Polyhedral fragments: an efficient representation for symbolically generating code for processor arrays

To leverage the vast parallelism of loops, embedded loop accelerators often take the form of processor arrays with many, but simple processing elements. Each processing element executes a subset of a loop's iterations in parallel using instruction- and datalevel parallelism by tightly scheduling iterations using software pipelining and packing instructions into compact, individual programs. However, loop bounds are often unknown until runtime, which complicates the static generation of programs because they influence each program's control flow. Existing solutions, like generating and storing all possible programs or full just-in-time compilation, are prohibitively expensive, especially in embedded systems.
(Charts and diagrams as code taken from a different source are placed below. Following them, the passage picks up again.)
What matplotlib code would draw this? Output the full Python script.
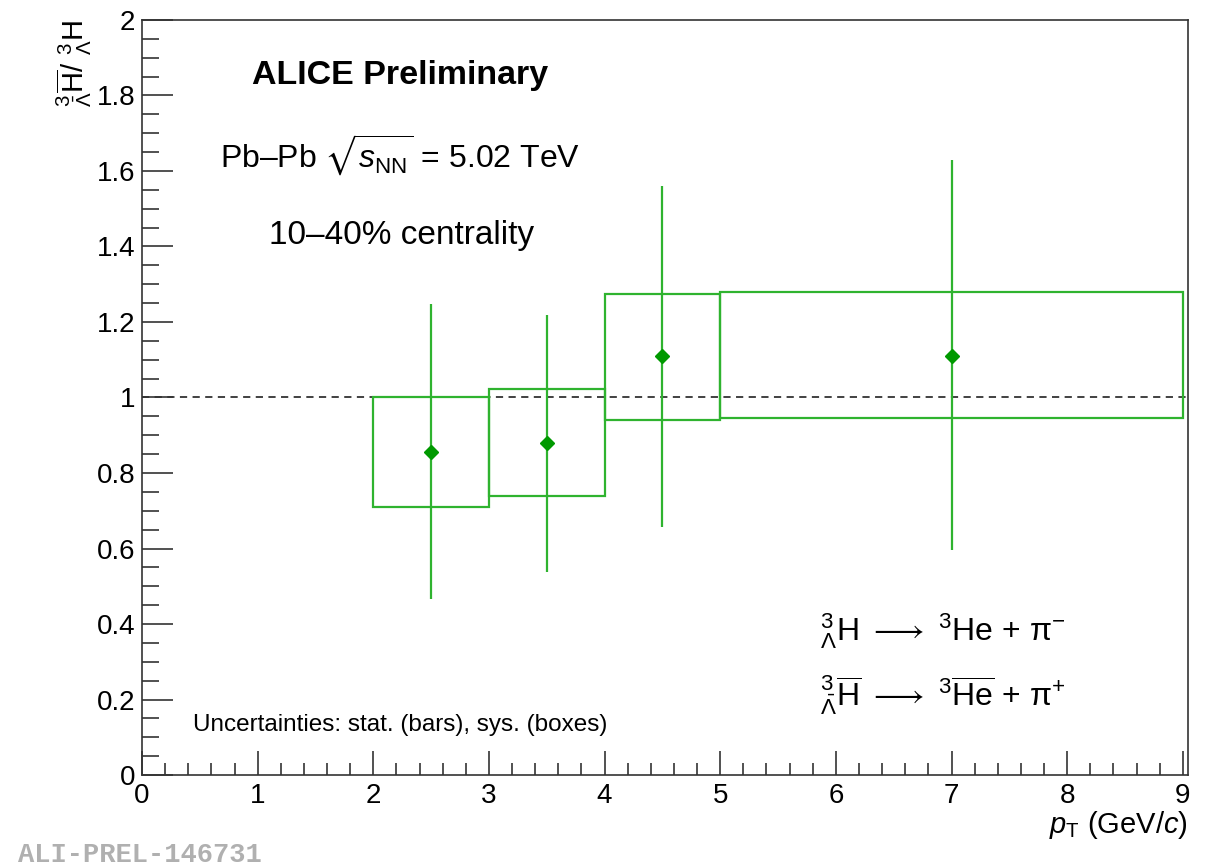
import numpy as np
import matplotlib
matplotlib.use("Agg")
import matplotlib.pyplot as plt
from matplotlib.ticker import MultipleLocator

plt.rcParams['font.family'] = ['Liberation Sans', 'DejaVu Sans']
plt.rcParams['mathtext.fontset'] = 'custom'
plt.rcParams['mathtext.rm'] = 'Liberation Sans'
plt.rcParams['mathtext.it'] = 'Liberation Sans:italic'
plt.rcParams['mathtext.bf'] = 'Liberation Sans:bold'
plt.rcParams['mathtext.fallback'] = 'stixsans'

# ratio anti-hypertriton / hypertriton vs pT
pt = np.array([2.5, 3.5, 4.5, 7.0])
bin_lo = np.array([2.0, 3.0, 4.0, 5.0])
bin_hi = np.array([3.0, 4.0, 5.0, 9.0])
ratio = np.array([0.855, 0.879, 1.110, 1.110])
stat_up = np.array([1.248, 1.219, 1.559, 1.628])
stat_dn = np.array([0.465, 0.537, 0.656, 0.595])
sys_up = np.array([1.002, 1.023, 1.275, 1.280])
sys_dn = np.array([0.709, 0.738, 0.940, 0.946])

green_pt = '#009900'
green_ln = '#2fb32f'

fig = plt.figure(figsize=(12.11, 8.66), dpi=100)
ax = fig.add_axes([0.1173, 0.105, 0.8637, 0.872])

# sys boxes
ax.bar((bin_lo + bin_hi) / 2, sys_up - sys_dn, width=bin_hi - bin_lo, bottom=sys_dn,
       fill=False, edgecolor=green_ln, linewidth=1.6, zorder=2)

# stat bars + points
ax.errorbar(pt, ratio, yerr=[ratio - stat_dn, stat_up - ratio], fmt='D', color=green_pt,
            ecolor=green_ln, elinewidth=1.6, capsize=0, markersize=7, zorder=3)

ax.axhline(1.0, color='#333333', linestyle=(0, (4, 3)), linewidth=1.3, zorder=1)

ax.set_xlim(0, 9.045)
ax.set_ylim(0, 2)
ax.set_xticks(np.arange(0, 10, 1))
ax.set_xticks(np.arange(0, 9.01, 0.2), minor=True)
ax.yaxis.set_major_locator(MultipleLocator(0.2))
ax.yaxis.set_minor_locator(MultipleLocator(0.05))
ax.yaxis.set_major_formatter(plt.FuncFormatter(lambda v, p: ('%g' % round(v, 2))))

ax.tick_params(which='both', direction='in', top=False, right=False, width=1.2,
               labelsize=20, color='#333333')
ax.tick_params(axis='x', which='major', length=17, pad=6)
ax.tick_params(axis='x', which='minor', length=9)
ax.tick_params(axis='y', which='major', length=22, pad=5)
ax.tick_params(axis='y', which='minor', length=12)
for s in ax.spines.values():
    s.set_linewidth(1.2)
    s.set_color('#333333')

ax.set_xlabel(r'$p_{\rm T}$ (GeV/$c$)', fontsize=21, loc='right', labelpad=0)
ax.set_ylabel(r'${}^{3}_{\bar{\Lambda}}\overline{\rm H}/\ {}^{3}_{\Lambda}{\rm H}$',
              fontsize=21, loc='top', labelpad=2)

ax.text(0.105, 0.927, 'ALICE Preliminary', transform=ax.transAxes, fontsize=24.5,
        fontweight='bold', va='center', ha='left')
ax.text(0.075, 0.821, r'Pb–Pb $\sqrt{s_{\rm NN}}$ = 5.02 TeV', transform=ax.transAxes,
        fontsize=23, va='center', ha='left')
ax.text(0.121, 0.715, '10–40% centrality', transform=ax.transAxes, fontsize=24,
        va='center', ha='left')
ax.text(0.049, 0.066, 'Uncertainties: stat. (bars), sys. (boxes)', transform=ax.transAxes,
        fontsize=17.5, va='center', ha='left')
ax.text(0.648, 0.19, r'${}^{3}_{\Lambda}$H $\longrightarrow$ ${}^{3}$He + π$^{-}$',
        transform=ax.transAxes, fontsize=23, va='center', ha='left')
ax.text(0.648, 0.105,
        r'${}^{3}_{\bar{\Lambda}}\overline{\rm H}$ $\longrightarrow$ ${}^{3}\overline{\rm He}$ + π$^{+}$',
        transform=ax.transAxes, fontsize=23, va='center', ha='left')

fig.text(0.015, 0.013, 'ALI-PREL-146731', family='Liberation Mono', fontweight='bold',
         fontsize=19.5, color='#b0b0b0', ha='left', va='center')

fig.savefig('out.png', dpi=100)
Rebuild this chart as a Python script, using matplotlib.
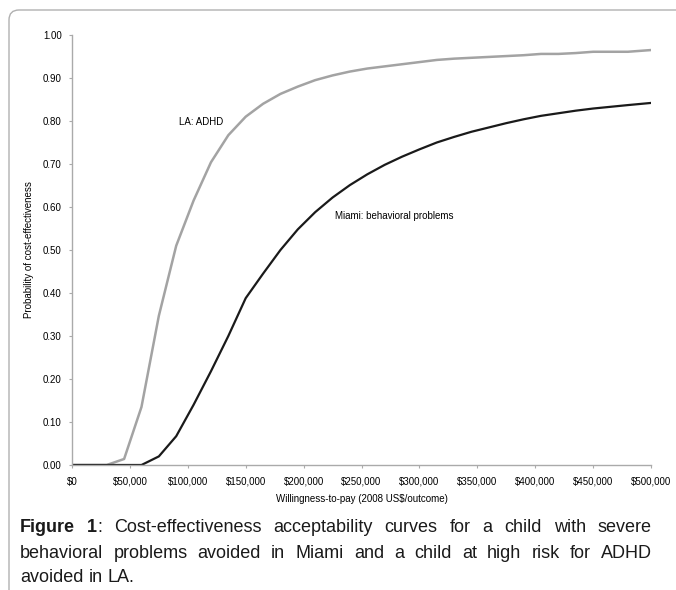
"""Cost-effectiveness acceptability curves, Miami vs LA."""

import matplotlib
matplotlib.use("Agg")
import matplotlib.pyplot as plt
from matplotlib.patches import FancyBboxPatch
from matplotlib.ticker import FuncFormatter

plt.rcParams["font.family"] = ["Liberation Sans", "DejaVu Sans"]

# willingness-to-pay grid (US$)
wtp = [0, 15000, 30000, 45000, 60000, 75000, 90000, 105000, 120000, 135000,
       150000, 165000, 180000, 195000, 210000, 225000, 240000, 255000, 270000,
       285000, 300000, 315000, 330000, 345000, 360000, 375000, 390000, 405000,
       420000, 435000, 450000, 465000, 480000, 500000]

la_adhd = [0.0, 0.0, 0.0, 0.014, 0.135, 0.347, 0.51, 0.615, 0.704, 0.767,
           0.81, 0.84, 0.863, 0.88, 0.895, 0.906, 0.915, 0.922, 0.927,
           0.932, 0.937, 0.942, 0.945, 0.947, 0.949, 0.951, 0.953, 0.956,
           0.956, 0.958, 0.961, 0.961, 0.961, 0.965]

miami_behav = [0.0, 0.0, 0.0, 0.0, 0.0, 0.02, 0.067, 0.14, 0.218, 0.30,
               0.388, 0.445, 0.50, 0.548, 0.588, 0.622, 0.651, 0.676, 0.698,
               0.717, 0.734, 0.75, 0.763, 0.775, 0.785, 0.795, 0.804, 0.812,
               0.818, 0.824, 0.829, 0.833, 0.837, 0.842]

x_ticks = list(range(0, 500001, 50000))
y_ticks = [i / 10 for i in range(11)]

caption = [
    [[("Figure", "bold")], [("1", "bold"), (":", "normal")], "Cost-effectiveness",
     "acceptability", "curves", "for", "a", "child", "with", "severe"],
    ["behavioral", "problems", "avoided", "in", "Miami", "and", "a", "child",
     "at", "high", "risk", "for", "ADHD"],
    ["avoided", "in", "LA."],
]

W, H = 676, 590


def main():
    fig = plt.figure(figsize=(W / 100, H / 100), dpi=100)
    ax = fig.add_axes([72 / W, 1 - 465 / H, (651 - 72) / W, (465 - 35) / H])

    ax.plot(wtp, la_adhd, color="#a3a3a3", linewidth=1.8)
    ax.plot(wtp, miami_behav, color="#1a1a1a", linewidth=1.6)

    ax.set_xlim(0, 500000)
    ax.set_ylim(0, 1.0)
    ax.set_xticks(x_ticks)
    ax.set_yticks(y_ticks)
    ax.xaxis.set_major_formatter(FuncFormatter(lambda v, p: f"${v:,.0f}"))
    ax.yaxis.set_major_formatter(FuncFormatter(lambda v, p: f"{v:.2f}"))
    ax.tick_params(labelsize=7, length=2.5, width=0.8, color="#aaaaaa")
    ax.tick_params(axis="y", pad=5)
    ax.tick_params(axis="x", pad=6)

    for s in ("top", "right"):
        ax.spines[s].set_visible(False)
    for s in ("left", "bottom"):
        ax.spines[s].set_color("#aaaaaa")
        ax.spines[s].set_linewidth(1.0)

    ax.set_xlabel("Willingness-to-pay (2008 US$/outcome)", fontsize=7, labelpad=5)
    ax.set_ylabel("Probability of cost-effectiveness", fontsize=7, labelpad=6)

    ax.text(92000, 0.797, "LA: ADHD", fontsize=7, va="center")
    ax.text(227000, 0.58, "Miami: behavioral problems", fontsize=7, va="center")

    # rounded frame (only top and left visible)
    frame = FancyBboxPatch((9 / 100, -1.0), 10.0, (H - 10) / 100 + 1.0,
                           boxstyle="round,pad=0,rounding_size=0.1",
                           transform=fig.dpi_scale_trans, fill=False,
                           edgecolor="#b0b0b0", linewidth=1.0)
    fig.add_artist(frame)

    # justified caption
    renderer = fig.canvas.get_renderer()
    fs = 13
    x0, x1 = 20, 652
    ys = [528, 553, 578]
    for li, (words, yp) in enumerate(zip(caption, ys)):
        segs_all = []
        widths = []
        for w in words:
            segs = [(w, "normal")] if isinstance(w, str) else w
            ww = 0
            items = []
            for txt, wt in segs:
                t = fig.text(0, 0, txt, fontsize=fs, fontweight=wt)
                tw = t.get_window_extent(renderer).width
                t.remove()
                items.append((txt, wt, tw))
                ww += tw
            segs_all.append(items)
            widths.append(ww)
        if li < len(caption) - 1:
            gap = (x1 - x0 - sum(widths)) / (len(words) - 1)
        else:
            gap = 5
        x = x0
        for items, ww in zip(segs_all, widths):
            xx = x
            for txt, wt, tw in items:
                fig.text(xx / W, 1 - yp / H, txt, fontsize=fs, fontweight=wt,
                         va="center", ha="left", color="#1a1a1a")
                xx += tw
            x += ww + gap

    fig.savefig("out.png", dpi=100)
    plt.close(fig)


if __name__ == "__main__":
    main()
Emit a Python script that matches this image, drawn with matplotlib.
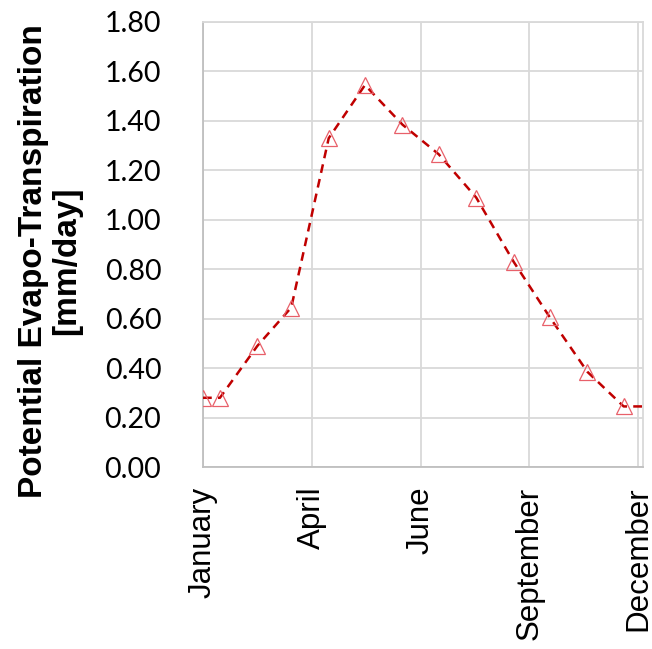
import matplotlib
matplotlib.use("Agg")
import matplotlib.pyplot as plt
import numpy as np
from datetime import datetime

# monthly potential evapo-transpiration
marker_days = ["2015-01-01", "2015-01-15", "2015-02-15", "2015-03-15", "2015-04-15",
               "2015-05-15", "2015-06-15", "2015-07-15", "2015-08-15", "2015-09-15",
               "2015-10-15", "2015-11-15", "2015-12-15"]
pet = [0.28, 0.28, 0.49, 0.645, 1.33, 1.545, 1.385, 1.265, 1.09, 0.83, 0.605, 0.385, 0.245]
end_day = "2015-12-31"
end_pet = 0.245

tick_days = ["2015-01-01", "2015-04-01", "2015-06-30", "2015-09-28", "2015-12-27"]
tick_labels = ["January", "April", "June", "September", "December"]

to_dt = lambda s: datetime.strptime(s, "%Y-%m-%d")
mx = [to_dt(d) for d in marker_days]
line_x = mx + [to_dt(end_day)]
line_y = pet + [end_pet]

fig = plt.figure(figsize=(6.52, 6.49), dpi=100)
ax = fig.add_axes([203 / 652, 1 - 467 / 649, 440 / 652, 445 / 649])

ax.plot(line_x, line_y, color="#C00000", lw=1.8, ls=(0, (3.5, 2.5)), zorder=3)
ax.plot(mx, pet, ls="none", marker="^", ms=12, mfc="none", mec="#E8606A", mew=0.9, zorder=4)

ax.set_xlim(to_dt("2015-01-01"), to_dt("2015-12-31"))
ax.set_ylim(0, 1.8)
ax.set_yticks(np.arange(0, 1.81, 0.2))
ax.set_yticklabels([f"{v:.2f}" for v in np.arange(0, 1.81, 0.2)],
                   fontfamily="Lato", fontsize=20.5)
ax.set_xticks([to_dt(d) for d in tick_days])
ax.set_xticklabels(tick_labels, rotation=90, fontfamily="Liberation Sans", fontsize=22.5,
                   va="top", ha="center")

ax.tick_params(axis="both", length=0)
ax.tick_params(axis="y", pad=30)
ax.tick_params(axis="x", pad=14)
ax.grid(True, color="#D9D9D9", lw=1.3)
ax.set_axisbelow(True)
for side in ("left", "bottom"):
    ax.spines[side].set_color("#BFBFBF")
    ax.spines[side].set_linewidth(1.3)
for side in ("top", "right"):
    ax.spines[side].set_color("#D9D9D9")
    ax.spines[side].set_linewidth(1.3)

fig.text(50 / 652, 1 - 261 / 649, "Potential Evapo-Transpiration\n[mm/day]",
         rotation=90, ha="center", va="center", multialignment="center",
         fontfamily="Liberation Sans", fontweight="bold", fontsize=24, linespacing=1.1)

fig.savefig("out.png", dpi=100)
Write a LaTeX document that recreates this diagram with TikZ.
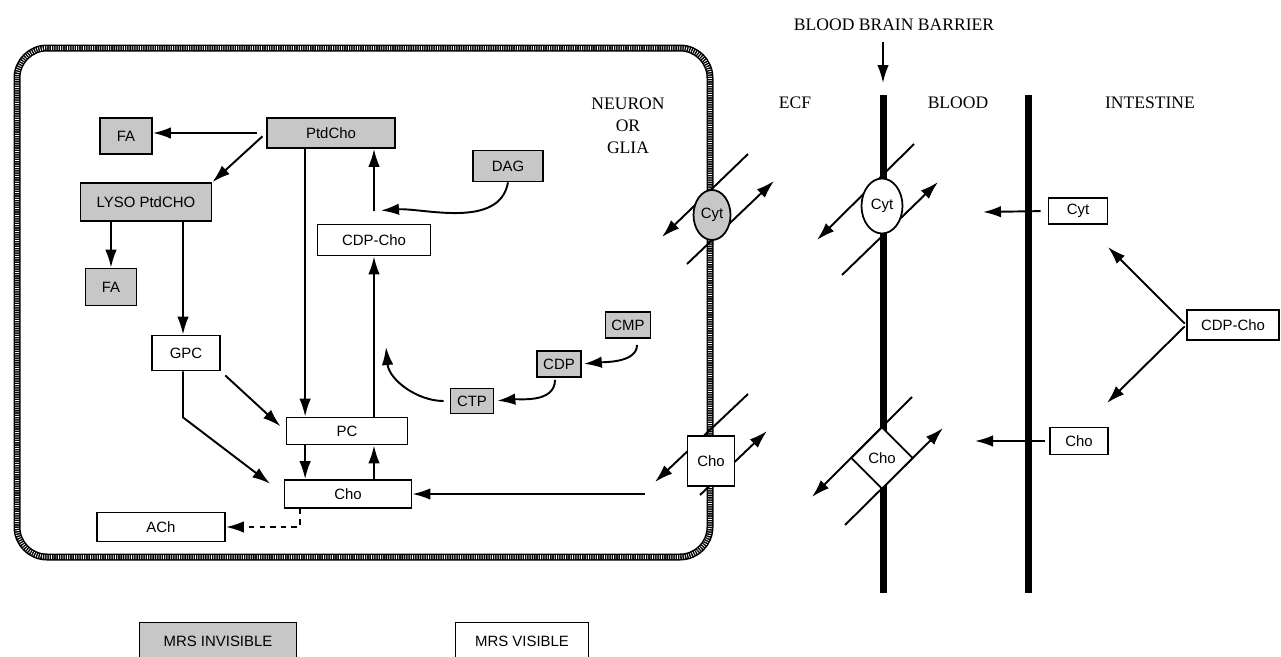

As a remedy, we propose a hybrid approach introducing a tree-like program representation, whose generation front-loads all intractable sub-problems to compile time, and from which all concrete program variants can efficiently be stitched together at runtime. The tree consists of so-called polyhedral fragments that represent concrete program parts and are annotated with iteration-dependent conditions. We show that both this representation is both space- and time-efficient: it requires polynomial space to store---whereas storing all possibly generated programs is non-polynomial---and polynomial time to evaluate---whereas just-in-time compilation requires solving NP-hard problems. In a case study, we show for a representative loop program that using a tree of polyhedral fragments saves 98.88 % of space compared to storing all program variants.